I was raised a witness, baptized at 16, vacation pioneered, got married, etc. I was very much your typical witness and believed it was the truth until last summer. A very close relative of mine left the witnesses. He tried to go quietly but the elders would not let him fade and he was disfellowshipped for apostacy. This devastated me beyond words and I was even a good witness for a few months and shunned him. I missed him so much I used any excuse possible to contact him under the guise of necessary family business. We never discussed religion but I was dying to know what he found out about the witnesses that would cause him to blow up his life and not look back. I was afraid to ask him but I went on the internet and started researching myself. There was so many articles about false dates and child abuse. I read some of the articles and was shocked by what I read. Then I closed my mind again and signed up to auxilary pioneer. I decided right then and there was not going to get sucked into apostacy like my cousin and told him I was disobeying Jehovah by having contact with him. I was good for a few months but I could not forget what I read.
I went back on the internet AGAIN and started researching. It took me another 3 months to accept the fact that I could not be in a religion blessed by God. I stopped going in field service and reduced my meeting attendance. My husband was worried sick about me and why I was getting "spiritually sick". I kept all this from him and he did not have a clue about the research I was doing. I told no one not even my cousin until I decided I could no longer go in field service and spead lies. My cousin strongly advised me if I wanted to fade that I should not share my new found beliefs with the family. He told me to go back to college and go full time at my job and be considered weak and not to get disfellowshipped. That is easier said than done.

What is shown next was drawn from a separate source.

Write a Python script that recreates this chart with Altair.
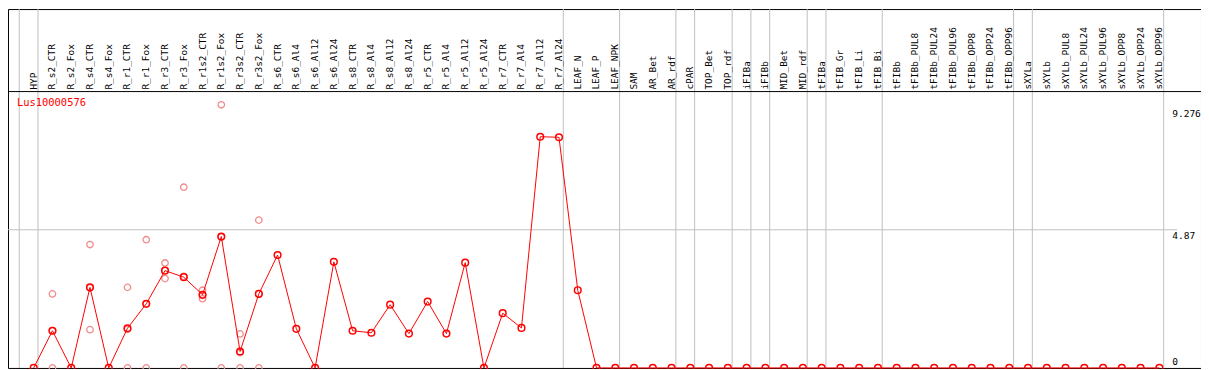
import altair as alt
import pandas as pd

categories = [
    "HYP", "R_s2_CTR", "R_s2_Fox", "R_s4_CTR", "R_s4_Fox", "R_r1_CTR", "R_r1_Fox",
    "R_r3_CTR", "R_r3_Fox", "R_r1s2_CTR", "R_r1s2_Fox", "R_r3s2_CTR", "R_r3s2_Fox",
    "R_s6_CTR", "R_s6_Al4", "R_s6_Al12", "R_s6_Al24", "R_s8_CTR", "R_s8_Al4",
    "R_s8_Al12", "R_s8_Al24", "R_r5_CTR", "R_r5_Al4", "R_r5_Al12", "R_r5_Al24",
    "R_r7_CTR", "R_r7_Al4", "R_r7_Al12", "R_r7_Al24", "LEAF_N", "LEAF_P", "LEAF_NPK",
    "SAM", "AR_Bet", "AR_rdf", "cPAR", "TOP_Bet", "TOP_rdf", "iFIBa", "iFIBb",
    "MID_Bet", "MID_rdf", "tFIBa", "tFIB_Gr", "tFIB_Li", "tFIB_Bi", "tFIBb",
    "tFIBb_PUL8", "tFIBb_PUL24", "tFIBb_PUL96", "tFIBb_OPP8", "tFIBb_OPP24",
    "tFIBb_OPP96", "sXYLa", "sXYLb", "sXYLb_PUL8", "sXYLb_PUL24", "sXYLb_PUL96",
    "sXYLb_OPP8", "sXYLb_OPP24", "sXYLb_OPP96",
]

mean_values = [
    0, 1.31, 0, 2.84, 0, 1.40, 2.26, 3.43, 3.20, 2.58, 4.63, 0.58, 2.61,
    3.98, 1.38, 0, 3.74, 1.31, 1.24, 2.23, 1.21, 2.34, 1.21, 3.71, 0,
    1.93, 1.41, 8.15, 8.13, 2.74, 0, 0,
    0, 0, 0, 0, 0, 0, 0, 0, 0, 0, 0, 0, 0, 0, 0,
    0, 0, 0, 0, 0, 0, 0, 0, 0, 0, 0, 0, 0, 0,
]

rep_categories = [
    "R_s2_CTR", "R_s2_CTR", "R_s2_CTR",
    "R_s4_CTR", "R_s4_CTR", "R_s4_CTR",
    "R_r1_CTR", "R_r1_CTR", "R_r1_CTR",
    "R_r1_Fox", "R_r1_Fox", "R_r1_Fox",
    "R_r3_CTR", "R_r3_CTR", "R_r3_CTR",
    "R_r3_Fox", "R_r3_Fox", "R_r3_Fox",
    "R_r1s2_CTR", "R_r1s2_CTR", "R_r1s2_CTR",
    "R_r1s2_Fox", "R_r1s2_Fox", "R_r1s2_Fox",
    "R_r3s2_CTR", "R_r3s2_CTR", "R_r3s2_CTR",
    "R_r3s2_Fox", "R_r3s2_Fox", "R_r3s2_Fox",
]
rep_values = [
    2.61, 0, 1.32,
    4.35, 1.35, 2.82,
    2.84, 0, 1.36,
    4.52, 0, 2.26,
    3.70, 3.15, 3.44,
    6.37, 0, 3.23,
    2.74, 2.44, 2.56,
    9.276, 0, 4.61,
    1.20, 0, 0.54,
    5.21, 0, 2.62,
]

group_ends = [-1, 0, 28, 31, 34, 35, 37, 38, 39, 41, 42, 45, 52, 53, 60]
tick_values = [9.276, 4.87, 0]
tick_labels = ["9.276", "4.87", "0"]
gridline_values = [4.87]
gene_name = "Lus10000576"

W, H = 1200, 361
FONT = "DejaVu Sans Mono"
xscale = alt.Scale(domain=[-1.369, 62.22], nice=False, zero=False)
yscale = alt.Scale(domain=[0, 12.65], nice=False, zero=False)

idx = {c: i for i, c in enumerate(categories)}
main_df = pd.DataFrame({"cat": categories, "i": list(range(len(categories))), "v": mean_values})
rep_df = pd.DataFrame({"cat": rep_categories, "i": [idx[c] for c in rep_categories], "v": rep_values})
sep_df = pd.DataFrame({"g": group_ends})
grid_df = pd.DataFrame({"v": gridline_values})
tick_df = pd.DataFrame({"v": tick_values, "label": tick_labels})
one = alt.Data(values=[{}])

seps = alt.Chart(sep_df).transform_calculate(xp="datum.g + 0.23").mark_rule(
    color="#c0c0c0", strokeWidth=1
).encode(
    x=alt.X("xp:Q", scale=xscale, axis=None),
    y=alt.value(0), y2=alt.value(H),
)

hgrid = alt.Chart(grid_df).mark_rule(color="#c0c0c0", strokeWidth=1).encode(
    y=alt.Y("v:Q", scale=yscale, axis=None),
    x=alt.value(0), x2=alt.value(1176),
)

header_line = alt.Chart(one).mark_rule(color="black", strokeWidth=1).encode(
    y=alt.value(83), x=alt.value(0), x2=alt.value(W),
)

labels = alt.Chart(main_df).mark_text(
    angle=270, align="left", baseline="middle", font=FONT, fontSize=9.5, color="black"
).encode(
    x=alt.X("i:Q", scale=xscale, axis=None),
    y=alt.value(81),
    text="cat:N",
)

title = alt.Chart(one).mark_text(
    align="left", baseline="alphabetic", font=FONT, fontSize=10.5, color="red"
).encode(
    x=alt.value(9), y=alt.value(98), text=alt.value(gene_name),
)

tick_layers = []
for val, dy in zip(tick_values, [12, 9.4, -3.2]):
    tick_layers.append(
        alt.Chart(tick_df).transform_filter(f"datum.v == {val}").mark_text(
            align="left", baseline="alphabetic", font=FONT, fontSize=9.6, color="black", dy=dy
        ).encode(
            x=alt.value(1171),
            y=alt.Y("v:Q", scale=yscale, axis=None),
            text="label:N",
        )
    )

reps = alt.Chart(rep_df).mark_point(
    shape="circle", filled=False, color="#f08c8c", size=42, strokeWidth=1.3, opacity=1
).encode(
    x=alt.X("i:Q", scale=xscale, axis=None),
    y=alt.Y("v:Q", scale=yscale, axis=None),
)

line = alt.Chart(main_df).mark_line(color="red", strokeWidth=1).encode(
    x=alt.X("i:Q", scale=xscale, axis=None),
    y=alt.Y("v:Q", scale=yscale, axis=None),
)

pts = alt.Chart(main_df).mark_point(
    shape="circle", filled=False, color="red", size=45, strokeWidth=1.5, opacity=1
).encode(
    x=alt.X("i:Q", scale=xscale, axis=None),
    y=alt.Y("v:Q", scale=yscale, axis=None),
)

chart = alt.layer(
    seps, hgrid, header_line, labels, title, *tick_layers, reps, line, pts
).properties(
    width=W, height=H, padding=0, autosize=alt.AutoSizeParams(type="none"),
    background="white",
).configure_view(stroke="black", strokeWidth=1)

chart.save("out.html", embed_options={"renderer": "svg", "actions": False})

I took his advice and went back to school in January and I told my husband I wanted to finish my Bachelors and I was going to step back from going out in field service and would not be able to attend meetings on the nights I had classes. He did not accept this explanation at all and looked at me like I grew two heads. He blamed himself for a lot of this and said he was a neglectful husband and was going to resign as a ministerial servant so he could spend more time with me. This made me feel extremely guilty and I told him not to resign. He was suspicious and asked me how much contact I've had with my cousin. I told him I did not discuss religion with my cousin.
He called my parents and they had this intervention and I told them to back off. I had to figure things out. He would not let it drop and I finally told him I did not want to be an active witness anymore. He cried and this man does not cry. I told him I learned lots of damning info about the organization and if I spoke openly I would be disfellowshipped. After I told him that he backed away from me big time. He did not hastle me about going to meetings or in field service. I was expecting to be summoned to a JC but I was not. He ignored me for a couple of weeks and then he finally started speaking to me again and he said he did not sign up to be married to an apostate and asked me how far gone I was and that I better be honest with him and stop lying. I told him I could not go back even if it meant he ended our marriage.
He wanted me to speak to an elder who was an "expert" at dealing with witnesses who allow themselves to be taken in by apostates and would talk to me about any concerns I had. He was mad at me by this point. I told him not be be naive about this so called "expert" would get me disfellowshipped. He told me my cousin had coached me well. So my husband goes back to ignoring me and I still was not summoned to any elder meetings.
When I went back to college I was way more open to experience new things than I had been when I was a good witness. My cousin advised me to make friends and for my mental health I needed to build a strong support system outside the witnesses. By new experiences it could be something as simple as having coffee with a worldly person in between classes. I started having drinks with my coworkers after work. I did everything possible to avoid going home to my husbands disapproving looks. While all this is happening I am getting lots of concerned messages from my friends and family. it was very hard for my to enjoy building this new life because of the dark cloud still hanging over my marriage and I felt so guilty for letting him down. He's a really good man and has been a really good husband. He has treated me very well and I love him dearly and I was tempted to stay in for his sake but as you know that bell cannot be unrung. Once you know the truth about the truth there is no going back.
I am living in limbo. My husband and I are spending time together again and he does not nag me about going in field service or to meetings. I attended the memorial but that is it. I skipped out on the convention and hubby said nothing to me. I don't know how long this can go on and I am very surprised the elders have left me alone. They went after my cousin with a vengence. I asked him if he was going to divorce me and he said no. I think its just a matter of time before the elders come after me. I plan to celebrate the holidays this year and I no longer hide the contact I have with my cousin. Sorry for all this rambling. Has anyone here been able to sucessfully fade and keep your marriage intact with an active JW? Are both of you happy?